* **AIM**: Copy out exactly the lines from the one holding "Emit a web page that matches this image, drawn with Plotly.js." through the one holding "['10<sup>0</sup>', '10<sup>1</sup>', '10<sup>2</sup>'];", ends included; omit images.

* **DATA LINES**:
━━━━━━━━━━━━━━━━━━━━

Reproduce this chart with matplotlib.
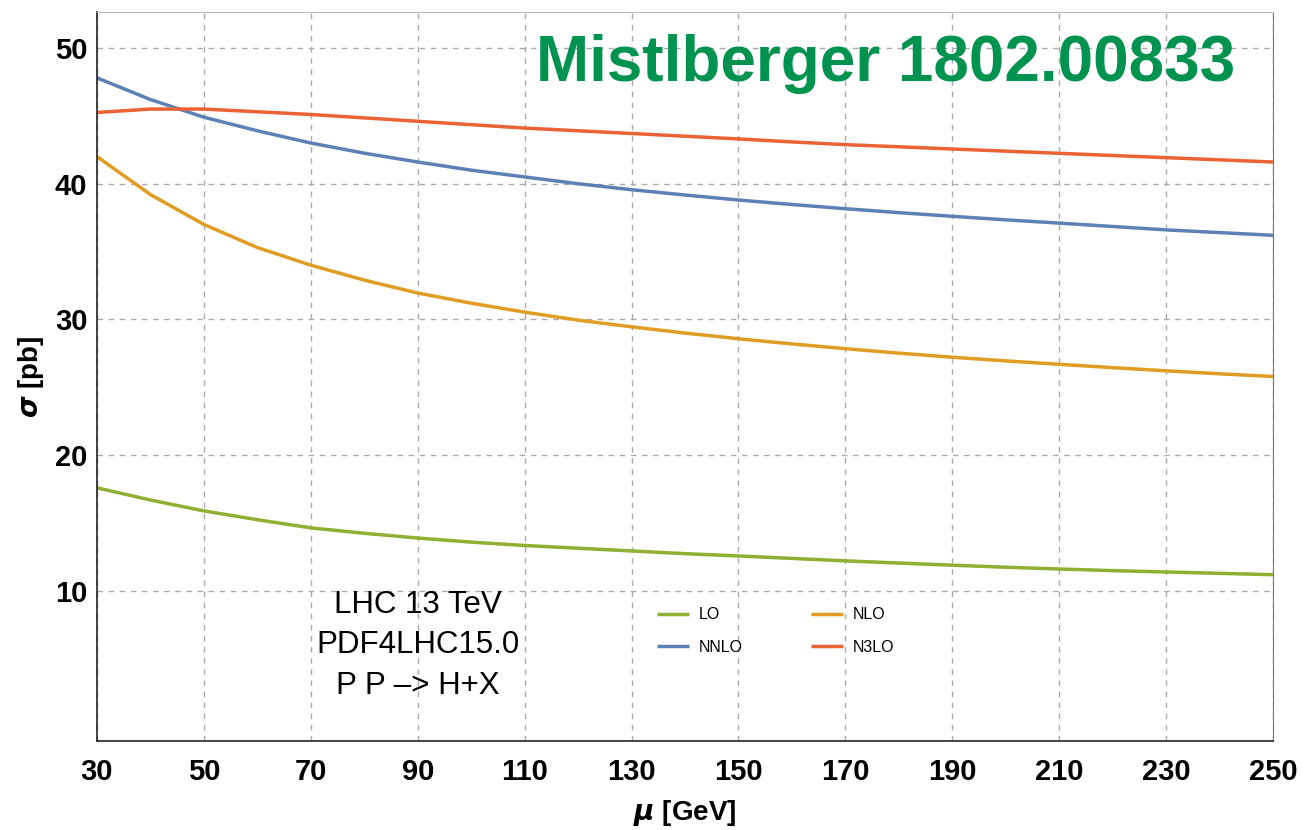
import matplotlib
matplotlib.use("Agg")
import matplotlib.pyplot as plt

mu = [30, 40, 50, 60, 70, 80, 90, 100, 110, 120, 130, 140, 150, 160, 170, 180, 190, 200, 210, 220, 230, 240, 250]
lo = [17.6, 16.7, 15.9, 15.25, 14.65, 14.25, 13.9, 13.6, 13.35, 13.15, 12.95, 12.75, 12.58, 12.4, 12.22, 12.06, 11.9, 11.75, 11.62, 11.5, 11.4, 11.3, 11.2]
nlo = [42.0, 39.2, 37.0, 35.3, 34.0, 32.9, 31.95, 31.2, 30.54, 29.95, 29.46, 29.0, 28.58, 28.2, 27.85, 27.52, 27.22, 26.95, 26.7, 26.45, 26.22, 26.0, 25.8]
nnlo = [47.8, 46.2, 44.9, 43.9, 43.0, 42.25, 41.6, 41.0, 40.5, 40.0, 39.56, 39.17, 38.8, 38.47, 38.16, 37.87, 37.6, 37.34, 37.1, 36.85, 36.6, 36.4, 36.2]
n3lo = [45.25, 45.5, 45.5, 45.3, 45.1, 44.85, 44.6, 44.35, 44.1, 43.9, 43.7, 43.5, 43.3, 43.08, 42.88, 42.72, 42.56, 42.4, 42.24, 42.08, 41.92, 41.76, 41.6]

series = [("LO", lo, "#8FB032"), ("NNLO", nnlo, "#5E81B5"), ("NLO", nlo, "#E19C24"), ("N3LO", n3lo, "#EB6235")]
xticks = [30, 50, 70, 90, 110, 130, 150, 170, 190, 210, 230, 250]
yticks = [10, 20, 30, 40, 50]

plt.rcParams['font.family'] = ['Liberation Sans', 'DejaVu Sans']

fig = plt.figure(figsize=(13.04, 8.3), dpi=100)
ax = fig.add_axes([97/1304, 89/830, (1273-97)/1304, (741-12)/830])

for name, vals, col in series:
    ax.plot(mu, vals, color=col, lw=2.5, label=name, solid_capstyle='butt')

ax.set_xlim(30, 250)
ax.set_ylim(-1.05, 52.65)
ax.set_xticks(xticks)
ax.set_yticks(yticks)
ax.tick_params(length=0, labelsize=21)
ax.tick_params(axis='x', pad=12)
ax.tick_params(axis='y', pad=7)
for t in ax.get_xticklabels() + ax.get_yticklabels():
    t.set_fontweight('bold')
ax.grid(True, color='#aaaaaa', lw=1.0, linestyle=(0, (4, 4)))
ax.set_axisbelow(True)
for s in ['left', 'bottom']:
    ax.spines[s].set_color('#222222')
    ax.spines[s].set_linewidth(1.2)
ax.spines['top'].set_color('#bbbbbb')
ax.spines['right'].set_color('#777777')

ax.set_xlabel(r"$\boldsymbol{\mu}$ [GeV]", fontsize=20, fontweight='bold', labelpad=9)
ax.set_ylabel(r"$\boldsymbol{\sigma}$ [pb]", fontsize=20, fontweight='bold', labelpad=6)

ax.text(0.968, 47.6, "Mistlberger 1802.00833", transform=ax.get_yaxis_transform(), ha='right', va='baseline',
        fontsize=46, fontweight='bold', color='#00924F')

ax.text(90, 6.0, "LHC 13 TeV\nPDF4LHC15.0\nP P \u2013> H+X", ha='center', va='center',
        fontsize=22.5, linespacing=1.45)

handles, labels = ax.get_legend_handles_labels()
leg = ax.legend(handles, labels, ncol=2, frameon=False, fontsize=11.5,
                loc='center left', bbox_to_anchor=(0.464, 0.151),
                handlelength=2.0, columnspacing=4.3, labelspacing=1.1, handletextpad=0.6)

fig.savefig("out.png", dpi=100)
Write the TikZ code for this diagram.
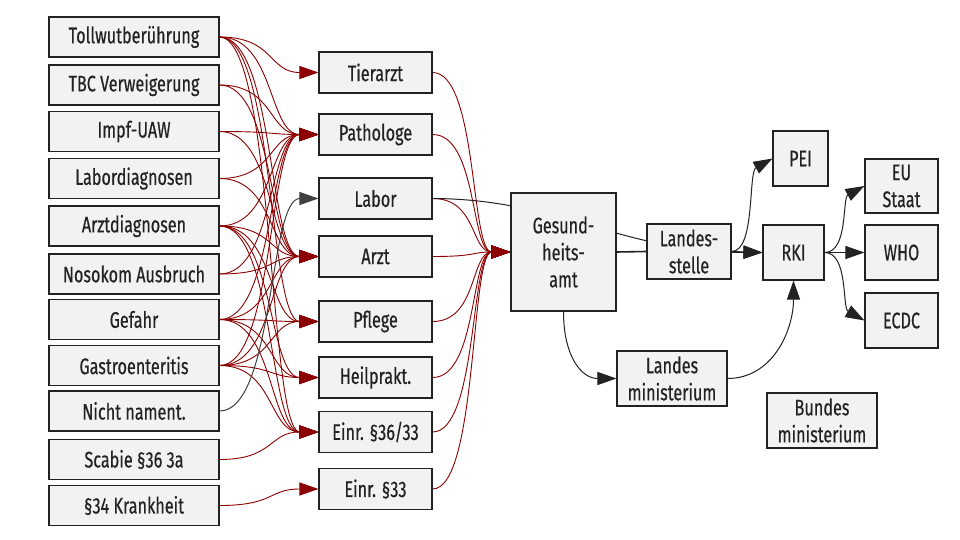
\documentclass[tikz,border=0pt]{standalone}
\usepackage{fontspec}
\setmainfont[FakeStretch=0.72,FakeBold=0.4]{Fira Sans}
\usetikzlibrary{arrows.meta,backgrounds}
\definecolor{boxfill}{HTML}{F2F2F2}
\definecolor{boxline}{HTML}{222222}
\definecolor{redline}{HTML}{8B0000}
\begin{document}
\begin{tikzpicture}[x=1pt,y=-1pt,
  box/.style={draw=boxline, line width=1.1pt, fill=boxfill, rectangle, inner sep=0pt,
    align=center, font=\fontsize{22.5}{27}\selectfont, text=boxline},
  leftbox/.style={box, minimum width=170pt, minimum height=40pt},
  midbox/.style={box, minimum width=113pt, minimum height=41pt},
  redarrow/.style={draw=redline, line width=0.9pt, -{Triangle[length=19pt,width=13pt]}},
  blackarrow/.style={draw=boxline, line width=1pt, -{Triangle[length=19pt,width=13pt]}},
  blackline/.style={draw=boxline, line width=1pt},
]
\useasboundingbox (0,0) rectangle (960,540);
% left column
\node[leftbox] (toll) at (134,37) {Tollwutberührung};
\node[leftbox] (tbc) at (134,85) {TBC Verweigerung};
\node[leftbox] (impf) at (134,131.5) {Impf-UAW};
\node[leftbox] (labd) at (134,178.5) {Labordiagnosen};
\node[leftbox] (arztd) at (134,226) {Arztdiagnosen};
\node[leftbox] (noso) at (134,274) {Nosokom Ausbruch};
\node[leftbox] (gef) at (134,319.5) {Gefahr};
\node[leftbox] (gastro) at (134,365.5) {Gastroenteritis};
\node[leftbox] (nicht) at (134,411) {Nicht nament.};
\node[leftbox] (scab) at (134,459.5) {Scabie §36 3a};
\node[leftbox] (k34) at (134,505.5) {§34 Krankheit};
% middle column
\node[midbox] (tier) at (375.5,72.5) {Tierarzt};
\node[midbox] (path) at (375.5,134.5) {Pathologe};
\node[midbox] (labor) at (375.5,198.5) {Labor};
\node[midbox] (arzt) at (375.5,256.5) {Arzt};
\node[midbox] (pfl) at (375.5,321.5) {Pflege};
\node[midbox] (heil) at (375.5,377.5) {Heilprakt.};
\node[midbox] (einr36) at (375.5,432) {Einr. §36/33};
\node[midbox] (einr33) at (375.5,489) {Einr. §33};
% right part
\node[box, minimum width=105pt, minimum height=118pt] (ga) at (563.5,252) {Gesund-\\heits-\\amt};
\node[box, minimum width=84pt, minimum height=55pt] (lst) at (689,251.5) {Landes-\\stelle};
\node[box, minimum width=110pt, minimum height=55pt] (lm) at (672,378.5) {Landes\\ministerium};
\node[box, minimum width=55pt, minimum height=55pt] (pei) at (800.5,158.5) {PEI};
\node[box, minimum width=61pt, minimum height=55pt] (rki) at (793.5,252.5) {RKI};
\node[box, minimum width=73pt, minimum height=54pt] (eu) at (901.5,186) {EU\\Staat};
\node[box, minimum width=73pt, minimum height=55pt] (who) at (901.5,252.5) {WHO};
\node[box, minimum width=73pt, minimum height=55pt] (ecdc) at (901.5,320.5) {ECDC};
\node[box, minimum width=110pt, minimum height=55pt] (bm) at (822,420.5) {Bundes\\ministerium};
\begin{pgfonlayer}{background}
\foreach \s/\t in {toll/tier, toll/path, toll/arzt, toll/pfl, toll/einr36,
  tbc/path, tbc/arzt, impf/path, impf/arzt, labd/path, labd/arzt,
  arztd/path, arztd/arzt, arztd/pfl, arztd/heil, arztd/einr36,
  noso/path, noso/arzt, gef/path, gef/arzt, gef/pfl, gef/heil, gef/einr36,
  gastro/path, gastro/arzt, gastro/pfl, gastro/heil, gastro/einr36,
  scab/einr36, k34/einr33}
  \draw[redarrow] (\s.east) .. controls +(55,0) and +(-50,0) .. (\t.west);
\draw[blackarrow, draw=black!75] (nicht.east) .. controls +(55,0) and +(-50,0) .. (labor.west);
\foreach \s in {tier,path,labor,arzt,pfl,heil,einr36,einr33}
  \draw[redarrow] (\s.east) .. controls +(45,0) and +(-40,0) .. (ga.west);
\draw[blackarrow] (labor.east) .. controls (560,199) and (620,252) .. (rki.west);
\draw[blackline, line width=1.6pt] (ga.east) -- (lst.west);
\draw[blackarrow] (lst.east) -- (rki.west);
\draw[blackarrow] (lst.east) .. controls +(24,0) and (748,172) .. (pei.west);
\draw[blackarrow] (rki.east) .. controls +(24,0) and (842,198) .. (eu.west);
\draw[blackarrow] (rki.east) -- (who.west);
\draw[blackarrow] (rki.east) .. controls +(24,0) and (842,308) .. (ecdc.west);
\draw[blackarrow] (lm.east) .. controls +(45,0) and +(0,50) .. (rki.south);
\draw[blackarrow] (ga.south) .. controls +(0,45) and +(-35,0) .. (lm.west);
\end{pgfonlayer}
\end{tikzpicture}
\end{document}
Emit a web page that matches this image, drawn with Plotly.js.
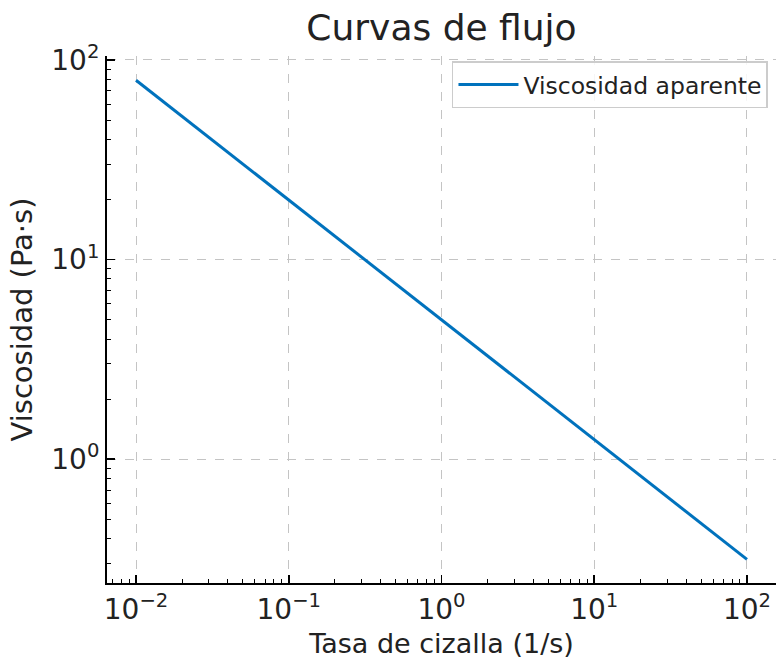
<!DOCTYPE html>
<html>
<head>
<meta charset="utf-8">
<script src="https://cdn.plot.ly/plotly-3.0.1.min.js"></script>
<style>html,body{margin:0;padding:0;background:#fff;}#chart{width:776px;height:661px;}</style>
</head>
<body>
<div id="chart"></div>
<script>
// Data (log-log power-law curve)
const shearRate = [0.01, 0.1, 1, 10, 100];
const viscosity = [79.2, 19.9, 5.0, 1.26, 0.315];
const seriesName = 'Viscosidad aparente';
const xTickVals = [0.01, 0.1, 1, 10, 100];
const xTickText = ['10<sup>−2</sup>', '10<sup>−1</sup>', '10<sup>0</sup>', '10<sup>1</sup>', '10<sup>2</sup>'];
const yTickVals = [1, 10, 100];
const yTickText = ['10<sup>0</sup>', '10<sup>1</sup>', '10<sup>2</sup>'];

const font = 'DejaVu Sans, sans-serif';
const axisCommon = {
  type: 'log',
  showline: true, linecolor: '#000', linewidth: 2, mirror: false,
  ticks: 'inside', ticklen: 8, tickwidth: 1.5, tickcolor: '#000',
  showgrid: true, gridcolor: '#c4c4c4', griddash: 'dash', gridwidth: 1,
  zeroline: false, tickmode: 'array',
  tickfont: {family: font, size: 28, color: '#222'},
  minor: {ticks: 'inside', ticklen: 4, tickwidth: 1, tickcolor: '#000', showgrid: false, dtick: 'D1'}
};

const data = [{
  x: shearRate, y: viscosity, type: 'scatter', mode: 'lines', name: seriesName,
  line: {color: '#0072BD', width: 3}
}];

const layout = {
  width: 776, height: 661,
  margin: {l: 107, r: 0, t: 56, b: 78},
  paper_bgcolor: '#fff', plot_bgcolor: '#fff',
  font: {family: font, color: '#222'},
  title: {text: 'Curvas de flujo', font: {family: font, size: 36, color: '#222'},
          x: 0.5, xref: 'paper', y: 0.958, yref: 'container', yanchor: 'middle'},
  xaxis: Object.assign({}, axisCommon, {
    range: [-2.19, 2.19], tickvals: xTickVals, ticktext: xTickText,
    title: {text: 'Tasa de cizalla (1/s)', font: {family: font, size: 27, color: '#222'}, standoff: 10}
  }),
  yaxis: Object.assign({}, axisCommon, {
    range: [-0.62, 2.02], tickvals: yTickVals, ticktext: yTickText,
    title: {text: 'Viscosidad (Pa·s)', font: {family: font, size: 29, color: '#222'}, standoff: 10}
  }),
  showlegend: true,
  legend: {x: 0.988, xanchor: 'right', y: 0.99, yanchor: 'top',
           bgcolor: 'rgba(255,255,255,0.85)', bordercolor: '#cccccc', borderwidth: 1.5,
           itemwidth: 60,
           font: {family: font, size: 23.5, color: '#222'}}
};

Plotly.newPlot('chart', data, layout, {displayModeBar: false, staticPlot: true});
</script>
</body>
</html>
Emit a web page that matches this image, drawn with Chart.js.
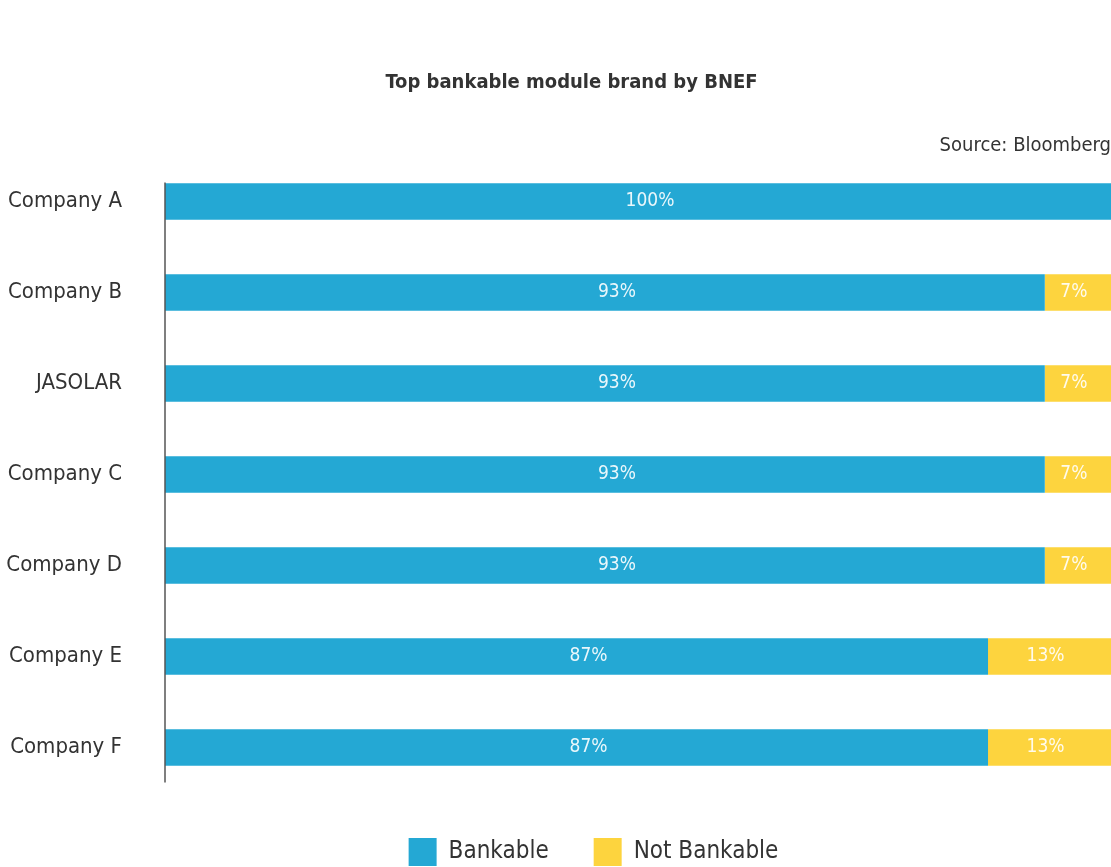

━━━━━━━━━━━━━━━━━━━━

* **TASK OUTPUT**:
Emit a web page that matches this image, drawn with Plotly.js.
<!DOCTYPE html>
<html>
<head>
<meta charset="utf-8">
<script src="https://cdn.plot.ly/plotly-3.0.1.min.js"></script>
<style>html,body{margin:0;padding:0;background:#fff;}#chart{width:776px;height:661px;}</style>
</head>
<body>
<div id="chart"></div>
<script>
// Data (log-log power-law curve)
const shearRate = [0.01, 0.1, 1, 10, 100];
const viscosity = [79.2, 19.9, 5.0, 1.26, 0.315];
const seriesName = 'Viscosidad aparente';
const xTickVals = [0.01, 0.1, 1, 10, 100];
const xTickText = ['10<sup>−2</sup>', '10<sup>−1</sup>', '10<sup>0</sup>', '10<sup>1</sup>', '10<sup>2</sup>'];
const yTickVals = [1, 10, 100];
const yTickText = ['10<sup>0</sup>', '10<sup>1</sup>', '10<sup>2</sup>'];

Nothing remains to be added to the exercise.